An eine Äolsharfe (To an Aeolian Harp) is in all but name a concerto for guitar and fifteen solo instruments. Completed in 1986 and given its première that August by the American guitarist David Tanenbaum, its inspiration is taken once again from literature—the German Romantic poet Eduard Mörike (1804–1875). Like Royal Winter Music Henze uses texts as a means to an end, restructuring the essence of a poem into an equivalent musical form. Thus four of Mörike’s poems are refashioned into a purely instrumental cycle of four meditations. Henze observed that ‘The poems were originally set to music as if they were Lieder texts, and then in a process of gradual sublimation changed into instrumental music.’ He also wished to find a ‘rapt tone’ something which he achieves in his sombre instrumentation whose dark colouring includes alto and bass flutes, viola d’amore and viola da gamba and vibraphone.

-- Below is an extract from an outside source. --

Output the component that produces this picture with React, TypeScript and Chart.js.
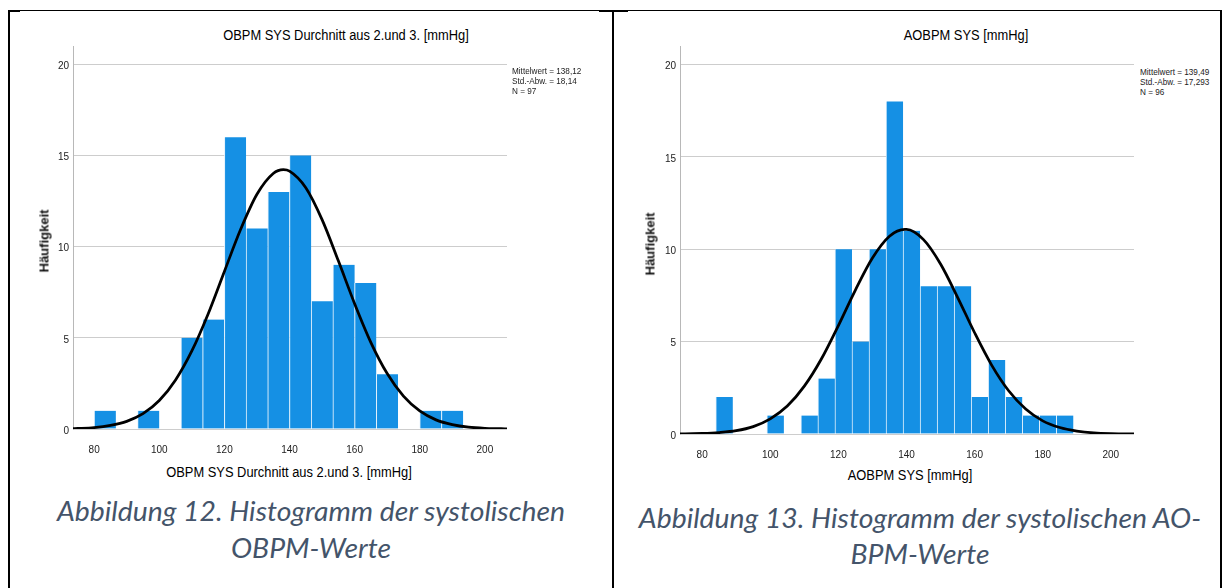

In the first movement, which shares its title with the entire work, one can almost imagine music emanating from the evening breeze as it blows through the strings of an Aeolian harp—associated here with the guitar. Henze responds to a poetic text that confronts themes of transience and loss with chromatic yet transparent music and shimmering textures to create a mood of brooding melancholy and sweet reminiscence. In the second movement (Question and Answer) woodwind and percussion add their own disturbing commentaries on the trials and tribulations of love. To Philomena, a Bagatelle, provides rising thirds and dense textures to contribute to its sense of irrepressible longing. The final movement, To Hermann, is based on the ‘Dionysus’ tone row from The Bassarids where, in an emotionally charged tonal drama, Henze demonstrates his exceptional gifts as an orchestrator and writer for the guitar.